Goal: Working from the top of the listing below, retype each line through the line containing "var yTicks = [0, 5, 10, 15];", both included, with no pictures.

============================================================

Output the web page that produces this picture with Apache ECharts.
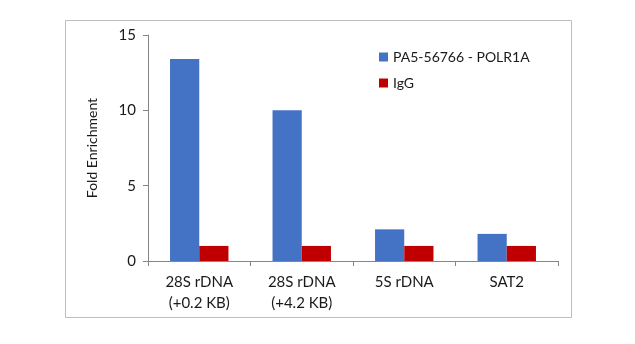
<!DOCTYPE html>
<html><head><meta charset="utf-8">
<script src="https://cdn.jsdelivr.net/npm/echarts@6/dist/echarts.min.js"></script>
<style>html,body{margin:0;padding:0;background:#fff}#c{width:635px;height:344px}</style>
</head><body><div id="c"></div>
<script>
var categories = ['28S rDNA\n(+0.2 KB)', '28S rDNA\n(+4.2 KB)', '5S rDNA', 'SAT2'];
var seriesNames = ['PA5-56766 - POLR1A', 'IgG'];
var polr1a = [13.4, 10.0, 2.1, 1.8];
var igg = [1.0, 1.0, 1.0, 1.0];
var yTicks = [0, 5, 10, 15];

var font = 'Lato, "Open Sans", sans-serif';
var chart = echarts.init(document.getElementById('c'));
chart.setOption({
  animation: false,
  graphic: [{type:'rect', shape:{x:65.5,y:20.5,width:506,height:297}, style:{fill:'none',stroke:'#bdbdbd',lineWidth:1}}],
  grid: {left:148, right:77, top:35, bottom:83, containLabel:false},
  legend: {
    orient:'vertical', left:374, top:45, itemWidth:9, itemHeight:9, itemGap:12,
    icon:'rect', textStyle:{fontFamily:font, fontSize:14, color:'#1a1a1a'},
    data: seriesNames
  },
  xAxis: {
    type:'category', data: categories,
    axisLine:{lineStyle:{color:'#868686'}},
    axisTick:{show:true, length:5, lineStyle:{color:'#868686'}},
    axisLabel:{fontFamily:font, fontSize:15, color:'#1a1a1a', margin:11, lineHeight:21, interval:0}
  },
  yAxis: {
    type:'value', min:0, max:15, interval:5,
    name:'Fold Enrichment', nameLocation:'middle', nameGap:49, nameRotate:90,
    nameTextStyle:{fontFamily:font, fontSize:14, color:'#1a1a1a'},
    axisLine:{show:true, lineStyle:{color:'#868686'}},
    axisTick:{show:true, length:5, lineStyle:{color:'#868686'}},
    splitLine:{show:false},
    axisLabel:{fontFamily:font, fontSize:15, color:'#1a1a1a', margin:12,
      formatter: function(v){ return yTicks.indexOf(v) >= 0 ? String(v) : ''; }}
  },
  series: [
    {name:seriesNames[0], type:'bar', data:polr1a, itemStyle:{color:'#4472C4'}, barGap:'0%', barCategoryGap:'43%'},
    {name:seriesNames[1], type:'bar', data:igg, itemStyle:{color:'#C00000'}, barGap:'0%', barCategoryGap:'43%'}
  ]
});
</script></body></html>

============================================================

Reply to the task:
Output the web page that produces this picture with Apache ECharts.
<!DOCTYPE html>
<html><head><meta charset="utf-8">
<script src="https://cdn.jsdelivr.net/npm/echarts@6/dist/echarts.min.js"></script>
<style>html,body{margin:0;padding:0;background:#fff}#c{width:635px;height:344px}</style>
</head><body><div id="c"></div>
<script>
var categories = ['28S rDNA\n(+0.2 KB)', '28S rDNA\n(+4.2 KB)', '5S rDNA', 'SAT2'];
var seriesNames = ['PA5-56766 - POLR1A', 'IgG'];
var polr1a = [13.4, 10.0, 2.1, 1.8];
var igg = [1.0, 1.0, 1.0, 1.0];
var yTicks = [0, 5, 10, 15];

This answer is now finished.